━━ Material to process ━━

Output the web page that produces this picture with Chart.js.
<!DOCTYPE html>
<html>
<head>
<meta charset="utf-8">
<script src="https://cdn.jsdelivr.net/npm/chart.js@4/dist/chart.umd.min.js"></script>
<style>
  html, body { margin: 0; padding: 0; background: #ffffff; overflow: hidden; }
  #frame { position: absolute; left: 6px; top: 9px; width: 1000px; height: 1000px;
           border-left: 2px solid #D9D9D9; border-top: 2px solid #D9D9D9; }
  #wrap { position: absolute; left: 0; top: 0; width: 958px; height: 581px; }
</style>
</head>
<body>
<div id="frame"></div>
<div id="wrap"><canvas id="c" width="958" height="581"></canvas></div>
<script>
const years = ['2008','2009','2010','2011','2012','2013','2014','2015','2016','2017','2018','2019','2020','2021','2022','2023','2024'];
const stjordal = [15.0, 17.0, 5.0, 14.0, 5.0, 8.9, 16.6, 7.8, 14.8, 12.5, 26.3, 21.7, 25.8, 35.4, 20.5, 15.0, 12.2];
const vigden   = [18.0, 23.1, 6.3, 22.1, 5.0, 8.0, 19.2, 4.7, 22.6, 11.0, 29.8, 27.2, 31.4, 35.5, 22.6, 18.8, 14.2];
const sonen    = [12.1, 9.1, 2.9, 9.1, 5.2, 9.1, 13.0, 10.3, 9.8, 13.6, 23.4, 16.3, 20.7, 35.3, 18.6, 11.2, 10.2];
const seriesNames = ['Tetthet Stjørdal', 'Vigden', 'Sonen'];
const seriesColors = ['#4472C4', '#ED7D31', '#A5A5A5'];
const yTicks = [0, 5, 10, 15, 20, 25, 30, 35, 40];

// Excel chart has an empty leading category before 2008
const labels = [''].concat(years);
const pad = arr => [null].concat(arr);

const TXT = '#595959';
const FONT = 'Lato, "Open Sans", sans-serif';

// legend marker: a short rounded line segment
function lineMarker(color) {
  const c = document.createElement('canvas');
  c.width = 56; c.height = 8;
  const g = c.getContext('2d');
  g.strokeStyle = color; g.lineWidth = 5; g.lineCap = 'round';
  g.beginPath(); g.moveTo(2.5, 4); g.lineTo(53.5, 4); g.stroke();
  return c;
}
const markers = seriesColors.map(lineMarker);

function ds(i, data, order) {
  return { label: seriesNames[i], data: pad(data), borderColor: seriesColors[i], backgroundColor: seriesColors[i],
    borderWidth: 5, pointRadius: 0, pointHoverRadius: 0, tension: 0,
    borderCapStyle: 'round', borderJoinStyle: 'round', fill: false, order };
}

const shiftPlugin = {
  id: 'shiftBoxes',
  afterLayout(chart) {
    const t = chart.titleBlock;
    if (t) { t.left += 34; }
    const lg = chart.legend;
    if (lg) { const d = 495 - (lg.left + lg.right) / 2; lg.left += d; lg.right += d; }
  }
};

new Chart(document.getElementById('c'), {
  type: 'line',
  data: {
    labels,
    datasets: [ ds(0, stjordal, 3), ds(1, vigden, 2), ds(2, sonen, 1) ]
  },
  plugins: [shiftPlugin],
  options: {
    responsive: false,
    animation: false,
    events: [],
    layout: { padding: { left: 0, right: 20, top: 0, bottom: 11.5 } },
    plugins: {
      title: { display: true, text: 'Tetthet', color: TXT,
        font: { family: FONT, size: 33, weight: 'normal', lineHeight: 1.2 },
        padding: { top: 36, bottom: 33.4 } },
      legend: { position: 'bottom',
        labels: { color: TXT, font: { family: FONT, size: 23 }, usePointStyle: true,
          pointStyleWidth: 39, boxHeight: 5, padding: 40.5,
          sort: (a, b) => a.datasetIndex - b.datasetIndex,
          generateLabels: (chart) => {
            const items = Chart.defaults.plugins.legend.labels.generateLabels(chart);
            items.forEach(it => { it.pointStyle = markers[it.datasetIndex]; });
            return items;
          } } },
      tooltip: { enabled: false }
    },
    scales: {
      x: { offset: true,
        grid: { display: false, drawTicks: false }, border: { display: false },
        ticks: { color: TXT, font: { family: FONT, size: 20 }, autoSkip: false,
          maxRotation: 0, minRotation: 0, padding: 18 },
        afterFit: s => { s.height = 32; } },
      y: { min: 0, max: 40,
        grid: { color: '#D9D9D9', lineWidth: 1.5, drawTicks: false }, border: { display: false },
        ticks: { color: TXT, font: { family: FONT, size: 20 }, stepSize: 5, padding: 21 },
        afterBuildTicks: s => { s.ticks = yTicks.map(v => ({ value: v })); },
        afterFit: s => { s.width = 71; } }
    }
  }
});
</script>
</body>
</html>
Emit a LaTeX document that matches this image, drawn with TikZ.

━━━

Copy every line above that includes the string "with".

Output the web page that produces this picture with Chart.js.
Emit a LaTeX document that matches this image, drawn with TikZ.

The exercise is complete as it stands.